Running DIMMs at a higher frequency boosts memory bandwidth—shocking, I know. Stream measures a nice increase in bandwidth going from 1333 to 1600 and 2133MHz. The rise in bandwidth between 1333 and 1600MHz is nearly linear, and our 2133MHz config doesn't lose too much ground on account of its looser timings. Jumping from 1333 to 2133MHz is good for more than a 50% increase in Stream memory bandwidth.

Memory frequency matters quite a bit more than latency in this test, as our two 1333MHz results make plainly clear. Tightening timings from 9-9-9-24 to 7-7-7-20 only increases memory bandwidth by a few percent.

In a specific test of memory access latency, tighter timings produce a more substantial gain. Frequency still reigns supreme, though. Our 1600MHz config is a few nanoseconds quicker than the best we managed at 1333MHz. As one might expect, access latencies are even faster when the DIMMs are cranked up to their top speed.

Application performance
Before we dip into common desktop applications, let's drag out something from the always exciting field of scientific computing. We've always found the Euler3d computational fluid dynamics test to be particularly responsive to improvements in memory subsystem performance, but does that trend hold with Sandy Bridge?

In a word, yes. Memory frequency is still the biggest determining factor, but latency also plays a big role. Migrating from 1333 to 1600MHz with the same timings yields a half-point increase in the Euler3d score.
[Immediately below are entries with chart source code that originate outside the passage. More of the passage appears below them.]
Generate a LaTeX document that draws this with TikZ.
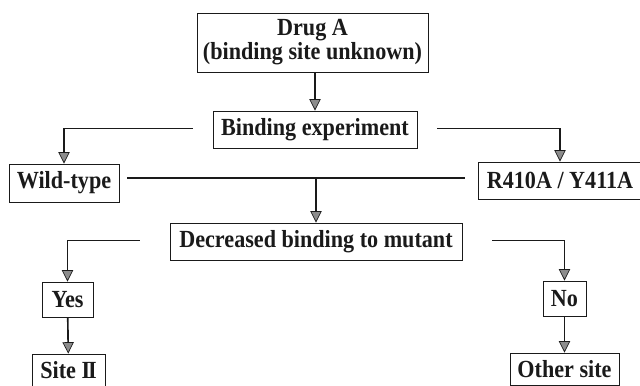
\documentclass[tikz,border=0pt]{standalone}
\usepackage{fontspec}
\setmainfont{Liberation Serif}[FakeStretch=0.9]
\usepackage{tikz}
\usetikzlibrary{arrows.meta,positioning,calc}
\definecolor{fcink}{HTML}{1A1A1A}
\definecolor{fctip}{HTML}{8C8C8C}

\begin{document}
\begin{tikzpicture}[x=0.03cm,y=-0.03cm,
  fcbox/.style={draw=fcink,line width=0.8pt,fill=white,inner sep=0pt,
    font=\fontsize{21}{20.5}\selectfont\bfseries,text=fcink,align=center},
  fcline/.style={draw=fcink,line width=1.4pt},
  fcarrow/.style={fcline,-{Triangle[length=3.4mm,width=3.4mm,fill=fctip,line width=0.6pt]}}]
\clip (0,0) rectangle (640,385);
\fill[white] (0,0) rectangle (640,385);
% boxes
\node[fcbox,minimum width={231*0.03cm},minimum height={59*0.03cm}] (drug) at (312.5,42.5)
  {Drug A\\(binding site unknown)};
\node[fcbox,minimum width={204*0.03cm},minimum height={37*0.03cm}] (bind) at (315,129.5) {Binding experiment};
\node[fcbox,minimum width={110*0.03cm},minimum height={38*0.03cm}] (wt) at (64,183) {Wild-type};
\node[fcbox,minimum width={164*0.03cm},minimum height={37*0.03cm}] (mut) at (560,180.5) {R410A / Y411A};
\node[fcbox,minimum width={292*0.03cm},minimum height={37*0.03cm}] (dec) at (316,241.5) {Decreased binding to mutant};
\node[fcbox,minimum width={51*0.03cm},minimum height={35*0.03cm}] (yes) at (67.5,299.5) {Yes};
\node[fcbox,minimum width={43*0.03cm},minimum height={35*0.03cm}] (no) at (564.5,298.5) {No};
\node[fcbox,minimum width={73*0.03cm},minimum height={32*0.03cm}] (site) at (68.5,370) {Site I\kern-0.09em I};
\node[fcbox,minimum width={109*0.03cm},minimum height={32*0.03cm}] (other) at (564.5,369) {Other site};
% connectors
\coordinate (split) at (316,178);
\draw[fcarrow] (drug.south -| bind.north) -- (bind.north);
\draw[fcarrow] ($(bind.west)+(-20,-1)$) -| (wt.north);
\draw[fcarrow] ($(bind.east)+(20,-1)$) -| (mut.north);
\draw[fcline] ($(wt.east |- split)+(8,0)$) -- ($(mut.west |- split)+(-13,0)$);
\draw[fcarrow] (split) -- (dec.north);
\draw[fcarrow] ($(dec.west)+(-30,-1)$) -| (yes.north);
\draw[fcarrow] ($(dec.east)+(30,-1)$) -| (no.north);
\draw[fcarrow] (yes) -- (site);
\draw[fcarrow] (no) -- (other);
\end{tikzpicture}
\end{document}
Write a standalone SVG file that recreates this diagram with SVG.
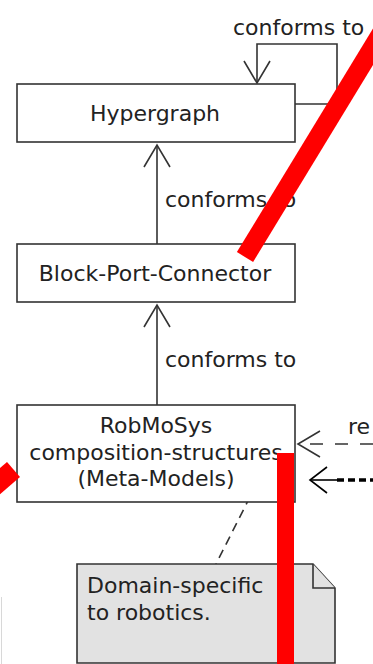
<svg xmlns="http://www.w3.org/2000/svg" width="373" height="664" viewBox="0 0 373 664">
  <style>
    .box { fill: #ffffff; stroke: #333333; stroke-width: 1.6; }
    .note { fill: #e2e2e2; stroke: #333333; stroke-width: 1.6; }
    .lbl { font-family: "DejaVu Sans", "Liberation Sans", sans-serif; font-size: 22px; fill: #222222; }
    .mid { text-anchor: middle; }
    .edge { fill: none; stroke: #333333; stroke-width: 1.6; }
    .red { fill: none; stroke: #ff0000; stroke-linecap: butt; }
  </style>
  <defs>
    <marker id="open" markerUnits="userSpaceOnUse" markerWidth="30" markerHeight="30" viewBox="-24 -15 26 30" refX="0" refY="0" orient="auto" overflow="visible">
      <path d="M-22,-13 L0,0 L-22,13" fill="none" stroke="#333333" stroke-width="1.6"/>
    </marker>
    <marker id="openBlack" markerUnits="userSpaceOnUse" markerWidth="30" markerHeight="30" viewBox="-24 -15 26 30" refX="0" refY="0" orient="auto" overflow="visible">
      <path d="M-17,-13 L0,0 L-17,13" fill="none" stroke="#000000" stroke-width="1.6"/>
    </marker>
  </defs>

  <rect width="373" height="664" fill="#ffffff"/>

  <!-- connectors -->
  <g id="connectors">
    <!-- Hypergraph self-loop -->
    <path class="edge" d="M295,104 H337 V44 H257 V83" marker-end="url(#open)"/>
    <text class="lbl" x="233" y="35">conforms to</text>
    <!-- Block-Port-Connector conforms to Hypergraph -->
    <path class="edge" d="M157,244 V145" marker-end="url(#open)"/>
    <text class="lbl" x="165" y="207">conforms to</text>
    <!-- composition-structures conforms to Block-Port-Connector -->
    <path class="edge" d="M157,405 V305" marker-end="url(#open)"/>
    <text class="lbl" x="165" y="367">conforms to</text>
    <!-- incoming dashed relation -->
    <path class="edge" d="M373,444 H298" stroke-dasharray="13 12" marker-end="url(#open)"/>
    <text class="lbl" x="348" y="434">re</text>
    <!-- incoming bold dashed relation -->
    <path d="M337,480 H310" fill="none" stroke="#000000" stroke-width="1.6" marker-end="url(#openBlack)"/>
    <path d="M337,480 H373" fill="none" stroke="#000000" stroke-width="3.5" stroke-dasharray="7 4"/>
    <!-- note anchor -->
    <path class="edge" d="M257,483 L216,564" stroke-dasharray="9 6"/>
  </g>

  <g id="hypergraph">
    <rect class="box" x="17" y="84" width="278" height="58"/>
    <text class="lbl mid" x="155" y="121">Hypergraph</text>
  </g>

  <g id="block-port-connector">
    <rect class="box" x="17" y="244" width="278" height="58"/>
    <text class="lbl mid" x="155" y="281">Block-Port-Connector</text>
  </g>

  <g id="composition-structures">
    <rect class="box" x="17" y="405" width="278" height="97"/>
    <text class="lbl mid" x="156" y="433">RobMoSys</text>
    <text class="lbl mid" x="156" y="460">composition-structures</text>
    <text class="lbl mid" x="156" y="486">(Meta-Models)</text>
  </g>

  <g id="note">
    <path class="note" d="M77,564 H313 L335,588 V663 H77 Z"/>
    <path class="note" d="M313,564 V588 H335" fill="none"/>
    <text class="lbl" x="87" y="593">Domain-specific</text>
    <text class="lbl" x="87" y="620">to robotics.</text>
  </g>

  <!-- red marker strokes over the drawing -->
  <g id="strikes">
    <path class="red" d="M245,257 L410,-14" stroke-width="19"/>
    <rect x="277" y="453" width="17" height="211" fill="#ff0000"/>
    <path class="red" d="M13.5,469.5 L-20,498.5" stroke-width="19.8"/>
    <line x1="1.5" y1="597" x2="1.5" y2="664" stroke="#d8d8d8" stroke-width="1"/>
  </g>
</svg>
The much bigger jump from 1600 to 2133MHz produces the same magnitude of a performance increase, suggesting that the 2133MHz config's looser timings are holding it back. We also see a nice little boost in performance moving the 1333MHz setup to tighter timings.

Now, onto some more common desktop applications, starting with the SunSpider JavaScript browser benchmark.

Just ten milliseconds separate our four configs. The low-latency DDR3-1333 config fares the best here, while the 2133MHz scores the worst. Those results suggest that tighter timings are more important than a higher frequency, but the scores are really too close to call.

Scores remain close in 7-Zip. We have nearly a dead heat in the decompression test, and the compression results show some favor for higher memory frequencies. We're not seeing anything close to the gaps observed in our memory subsystem tests, though.

The x264 video encoding benchmark doesn't do much with the extra bandwidth provided by our faster memory configs. Instead, it does a little. Raising the memory frequency and tightening timings both improve performance by small margins. However, splurging on fancy DIMMs isn't going speed your encoding times dramatically.

It's not going to do anything for file encryption performance, either—at least not with TrueCrypt.

Our Cinebench scores suggest that the Core i7-2600K isn't bound by memory speed when crunching single- or multithreaded rendering workloads.